As a way of depicting the society around her, she used a myriad of inanimate objects of horrifying ghosts, fear, tortured people and mental illness in an attempt to understand these emotions and she punishes her subjects. Bourgeois pieces portrayed the social, intellectual and historical conditions that existed during that period (Gorovoy, p27-28). To highlight the ongoing horrors of the First World War, her work contained carved limbless bodily sculptures and she used black in most of her paintings and sculptures to depict death and mourning (Gorovoy, p24). Bourgeois’ work also indicates her inclination towards Communism. From her sympathy towards the Russian regime she expressed this through posters, which were displayed in Moscow. She made abstract art pieces that reflected her experiences as a child, portraying how family relations were entwined together therefore bringing in the aspect of socialisation and kinship. Her ‘Femme Maison’ (1964-1967, figure 1) and ‘Fallen Woman’ (1981, figure 2) series depicts a female who is struggling to outgrow the structures in which she is trapped – that is attempting to outgrow masculine society in which woman were trapped. Although Louise Bourgeois is now considered as a widely acknowledged genius it is often forgotten that during the 1950’s and 1960’s she was known to the New York art world as the wife of the influential art historian Robert Goldwater than for her own work. Her position within the art world was typical for women artists in the years after the Second World War. Despite this she made a place for herself and worked with feminist issues without stating it all the time, it just permeated her own art due to the fact that she recounted her own story.

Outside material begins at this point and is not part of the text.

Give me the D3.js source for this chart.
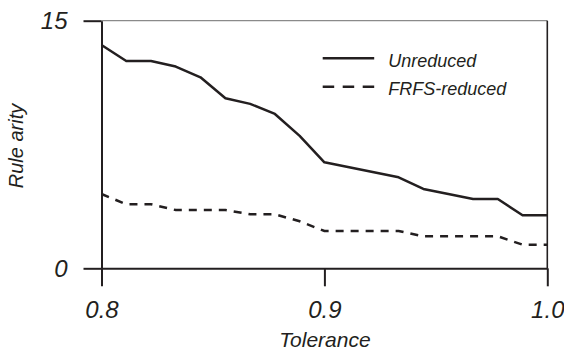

Among Bourgeois’ most well-known sculptures is that of a giant spider, called Maman (1999, figure 4), Mother en francais. The greater-than-life size work would seem eerie to me when you’re in its presence. From my research the 8 spindly legs seem strong and defensive, and like a ballerina they stand on their points touching the ground, seemingly waiting to pounce upon their prey. Each of these ribbed legs are made with two pieces of steel and is attached to a collar above with a ribbed spiralling body that is then balanced with the egg sac. The shape is very organic. Through her artistic career, she created multiple works featuring spiders, entitled Maman (1999). In an interview with the Guardian she said that ‘ the Spider is an ode to my mother’ as her mother was ‘ like a spider, my mother was a weaver….. like spiders, my mother was very clever….. So, spiders are helpful and protective, just like my mother'( The Art Story). Bourgeois was brought up in a disciplined household and was raised with family values and taught the importance of education. However these lessons were muddied by her father as she spoke off his domineering presence during her childhood and his copious affairs as a trauma that reflected in her work. The death of her mother at 21 is another pain that is translated in her work, including the Maman 1999 series. When Bourgeois made ‘Maman’ (1999) she was 88 years old.